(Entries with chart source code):
------

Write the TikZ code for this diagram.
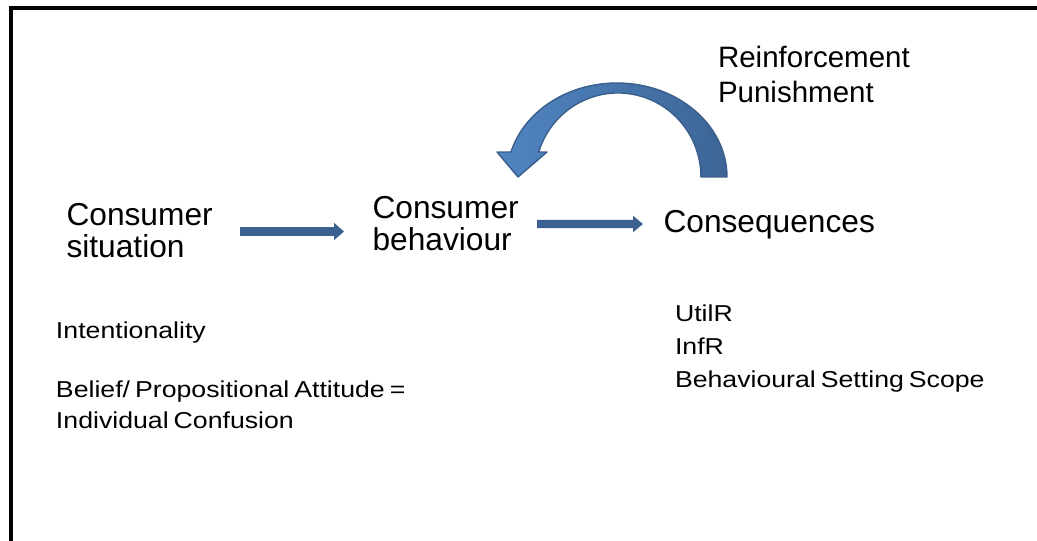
\documentclass[tikz,border=0pt]{standalone}
\usepackage{fontspec}
\setmainfont{Liberation Sans}
\newfontfamily\widesans[FakeStretch=1.16]{Liberation Sans}
\usetikzlibrary{calc}
\definecolor{blockblue}{HTML}{3B6191}
\definecolor{curvelight}{HTML}{5085C2}
\definecolor{curvedark}{HTML}{3D6596}
\definecolor{curveedge}{HTML}{3A5F8B}

% straight block arrow from #1 to #2 (shaft half-height #3, head half-height #4)
\newcommand\blockarrow[4]{%
  \fill[blockblue] ($(#1)+(0,#3)$) -- ($(#2)+(-10,#3)$) -- ($(#2)+(-10,#4)$) -- (#2)
    -- ($(#2)+(-10,-#4)$) -- ($(#2)+(-10,-#3)$) -- ($(#1)+(0,-#3)$) -- cycle;}
% narrow word spacing for the annotation text
\newcommand\narrowwords{\spaceskip=5pt plus 1pt minus 1pt\relax}

\begin{document}
\begin{tikzpicture}[x=1pt,y=1pt,
  % nodes are placed by the baseline of their last line
  txt/.style={anchor=base west,inner sep=0pt,outer sep=0pt,align=left},
  bigtext/.style={txt,font=\fontsize{31.7}{32}\selectfont},
  looptext/.style={txt,font=\fontsize{29.5}{35}\selectfont},
  smalltext/.style={txt,font=\widesans\fontsize{23}{31.5}\selectfont\narrowwords},
  righttext/.style={smalltext,font=\widesans\fontsize{23}{33}\selectfont\narrowwords}]
\useasboundingbox (0,0) rectangle (1037,-541);

% frame: top and left edges only
\draw[line width=4pt] (10.5,-541) -- (10.5,-7.5) -- (1037,-7.5);

% main labels
\node[bigtext] (situ) at (66.5,-257) {Consumer\\situation};
\node[bigtext] (behav) at (372.5,-250) {Consumer\\behaviour};
\node[bigtext] (conseq) at (663.5,-232) {Consequences};
\node[looptext] (reinf) at (718,-102) {Reinforcement\\Punishment};

% annotations
\node[smalltext] (intent) at (56,-338) {Intentionality};
\node[smalltext] (belief) at (56,-428.5) {Belief/ Propositional Attitude =\\Individual Confusion};
\node[righttext] (util) at (675,-387) {UtilR\\InfR\\Behavioural Setting Scope};

% straight arrows
\coordinate (a1s) at (240,-231.5);
\coordinate (a1e) at (344,-231.5);
\coordinate (a2s) at (537,-224);
\coordinate (a2e) at (643,-224);
\blockarrow{a1s}{a1e}{4.3}{8.7}
\blockarrow{a2s}{a2e}{4.2}{8.3}

% curved feedback arrow from consequences back to behaviour
\coordinate (cstart) at (727,-177);
\coordinate (ctip) at (518,-177);
\draw[curveedge,line width=1.4pt,line join=round,left color=curvelight,right color=curvedark]
  (cstart) arc[start angle=0,end angle=164.6,x radius=110,y radius=94]
  -- (497,-152) -- (ctip) -- (547,-152) -- (538.7,-152)
  arc[start angle=162.7,end angle=0,x radius=83,y radius=84] -- cycle;
\end{tikzpicture}
\end{document}
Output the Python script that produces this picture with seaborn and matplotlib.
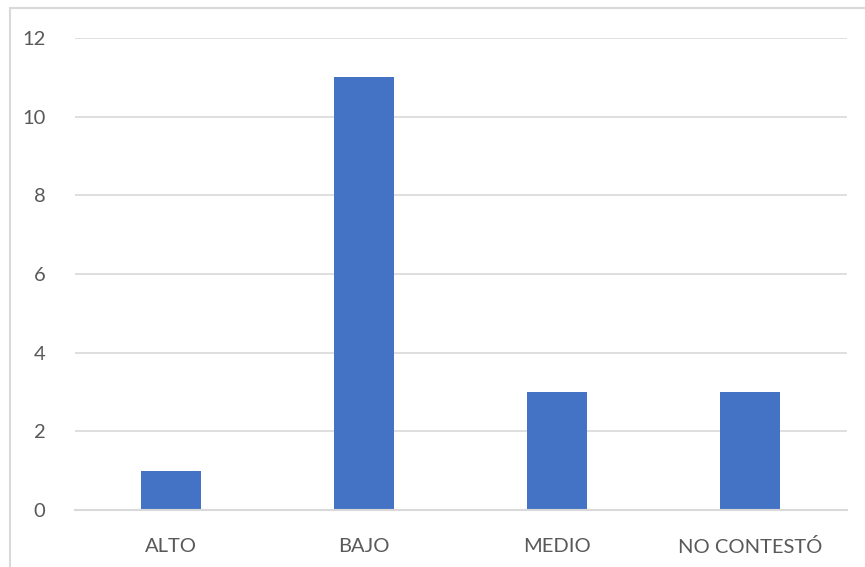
import matplotlib
matplotlib.use("Agg")
import matplotlib.pyplot as plt
from matplotlib.patches import Rectangle
import seaborn as sns
import pandas as pd

categories = ["ALTO", "BAJO", "MEDIO", "NO CONTESTÓ"]
counts = [1, 11, 3, 3]
y_ticks = [0, 2, 4, 6, 8, 10, 12]

sns.set_theme(style="white")
plt.rcParams["font.family"] = ["Lato", "DejaVu Sans"]

W, H = 865, 567
fig = plt.figure(figsize=(W / 100, H / 100), dpi=100)
ax = fig.add_axes([74.5 / W, 57 / H, 772 / W, 472 / H])

df = pd.DataFrame({"cat": categories, "n": counts})
sns.barplot(data=df, x="cat", y="n", color="#4472C4", width=0.31,
            saturation=1, linewidth=0, ax=ax)

ax.set_ylim(0, 12)
ax.set_yticks(y_ticks)
ax.set_xlim(-0.5, len(categories) - 0.5)
ax.yaxis.grid(True, color="#d9d9d9", linewidth=1.2)
ax.set_axisbelow(True)
for side in ["top", "right", "left"]:
    ax.spines[side].set_visible(False)
ax.spines["bottom"].set_color("#d9d9d9")
ax.spines["bottom"].set_linewidth(1.5)
ax.set_xlabel("")
ax.set_ylabel("")
ax.tick_params(axis="both", length=0, labelsize=14.5, labelcolor="#595959")
ax.tick_params(axis="y", pad=21)
ax.tick_params(axis="x", pad=20)

# chart frame
fig.patches.append(Rectangle((10 / W, -0.1), 1.2, 1.1 - 8 / H,
                             transform=fig.transFigure, fill=False,
                             edgecolor="#d9d9d9", linewidth=1.5))

fig.savefig("out.png", dpi=100)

------

(Job): Without the pictures, copy the material exactly as given.

(Exercise solution):
Write the TikZ code for this diagram.
\documentclass[tikz,border=0pt]{standalone}
\usepackage{fontspec}
\setmainfont{Liberation Sans}
\newfontfamily\widesans[FakeStretch=1.16]{Liberation Sans}
\usetikzlibrary{calc}
\definecolor{blockblue}{HTML}{3B6191}
\definecolor{curvelight}{HTML}{5085C2}
\definecolor{curvedark}{HTML}{3D6596}
\definecolor{curveedge}{HTML}{3A5F8B}

% straight block arrow from #1 to #2 (shaft half-height #3, head half-height #4)
\newcommand\blockarrow[4]{%
  \fill[blockblue] ($(#1)+(0,#3)$) -- ($(#2)+(-10,#3)$) -- ($(#2)+(-10,#4)$) -- (#2)
    -- ($(#2)+(-10,-#4)$) -- ($(#2)+(-10,-#3)$) -- ($(#1)+(0,-#3)$) -- cycle;}
% narrow word spacing for the annotation text
\newcommand\narrowwords{\spaceskip=5pt plus 1pt minus 1pt\relax}

\begin{document}
\begin{tikzpicture}[x=1pt,y=1pt,
  % nodes are placed by the baseline of their last line
  txt/.style={anchor=base west,inner sep=0pt,outer sep=0pt,align=left},
  bigtext/.style={txt,font=\fontsize{31.7}{32}\selectfont},
  looptext/.style={txt,font=\fontsize{29.5}{35}\selectfont},
  smalltext/.style={txt,font=\widesans\fontsize{23}{31.5}\selectfont\narrowwords},
  righttext/.style={smalltext,font=\widesans\fontsize{23}{33}\selectfont\narrowwords}]
\useasboundingbox (0,0) rectangle (1037,-541);

% frame: top and left edges only
\draw[line width=4pt] (10.5,-541) -- (10.5,-7.5) -- (1037,-7.5);

% main labels
\node[bigtext] (situ) at (66.5,-257) {Consumer\\situation};
\node[bigtext] (behav) at (372.5,-250) {Consumer\\behaviour};
\node[bigtext] (conseq) at (663.5,-232) {Consequences};
\node[looptext] (reinf) at (718,-102) {Reinforcement\\Punishment};

% annotations
\node[smalltext] (intent) at (56,-338) {Intentionality};
\node[smalltext] (belief) at (56,-428.5) {Belief/ Propositional Attitude =\\Individual Confusion};
\node[righttext] (util) at (675,-387) {UtilR\\InfR\\Behavioural Setting Scope};

% straight arrows
\coordinate (a1s) at (240,-231.5);
\coordinate (a1e) at (344,-231.5);
\coordinate (a2s) at (537,-224);
\coordinate (a2e) at (643,-224);
\blockarrow{a1s}{a1e}{4.3}{8.7}
\blockarrow{a2s}{a2e}{4.2}{8.3}

% curved feedback arrow from consequences back to behaviour
\coordinate (cstart) at (727,-177);
\coordinate (ctip) at (518,-177);
\draw[curveedge,line width=1.4pt,line join=round,left color=curvelight,right color=curvedark]
  (cstart) arc[start angle=0,end angle=164.6,x radius=110,y radius=94]
  -- (497,-152) -- (ctip) -- (547,-152) -- (538.7,-152)
  arc[start angle=162.7,end angle=0,x radius=83,y radius=84] -- cycle;
\end{tikzpicture}
\end{document}
Output the Python script that produces this picture with seaborn and matplotlib.
import matplotlib
matplotlib.use("Agg")
import matplotlib.pyplot as plt
from matplotlib.patches import Rectangle
import seaborn as sns
import pandas as pd

categories = ["ALTO", "BAJO", "MEDIO", "NO CONTESTÓ"]
counts = [1, 11, 3, 3]
y_ticks = [0, 2, 4, 6, 8, 10, 12]

sns.set_theme(style="white")
plt.rcParams["font.family"] = ["Lato", "DejaVu Sans"]

W, H = 865, 567
fig = plt.figure(figsize=(W / 100, H / 100), dpi=100)
ax = fig.add_axes([74.5 / W, 57 / H, 772 / W, 472 / H])

df = pd.DataFrame({"cat": categories, "n": counts})
sns.barplot(data=df, x="cat", y="n", color="#4472C4", width=0.31,
            saturation=1, linewidth=0, ax=ax)

ax.set_ylim(0, 12)
ax.set_yticks(y_ticks)
ax.set_xlim(-0.5, len(categories) - 0.5)
ax.yaxis.grid(True, color="#d9d9d9", linewidth=1.2)
ax.set_axisbelow(True)
for side in ["top", "right", "left"]:
    ax.spines[side].set_visible(False)
ax.spines["bottom"].set_color("#d9d9d9")
ax.spines["bottom"].set_linewidth(1.5)
ax.set_xlabel("")
ax.set_ylabel("")
ax.tick_params(axis="both", length=0, labelsize=14.5, labelcolor="#595959")
ax.tick_params(axis="y", pad=21)
ax.tick_params(axis="x", pad=20)

# chart frame
fig.patches.append(Rectangle((10 / W, -0.1), 1.2, 1.1 - 8 / H,
                             transform=fig.transFigure, fill=False,
                             edgecolor="#d9d9d9", linewidth=1.5))

fig.savefig("out.png", dpi=100)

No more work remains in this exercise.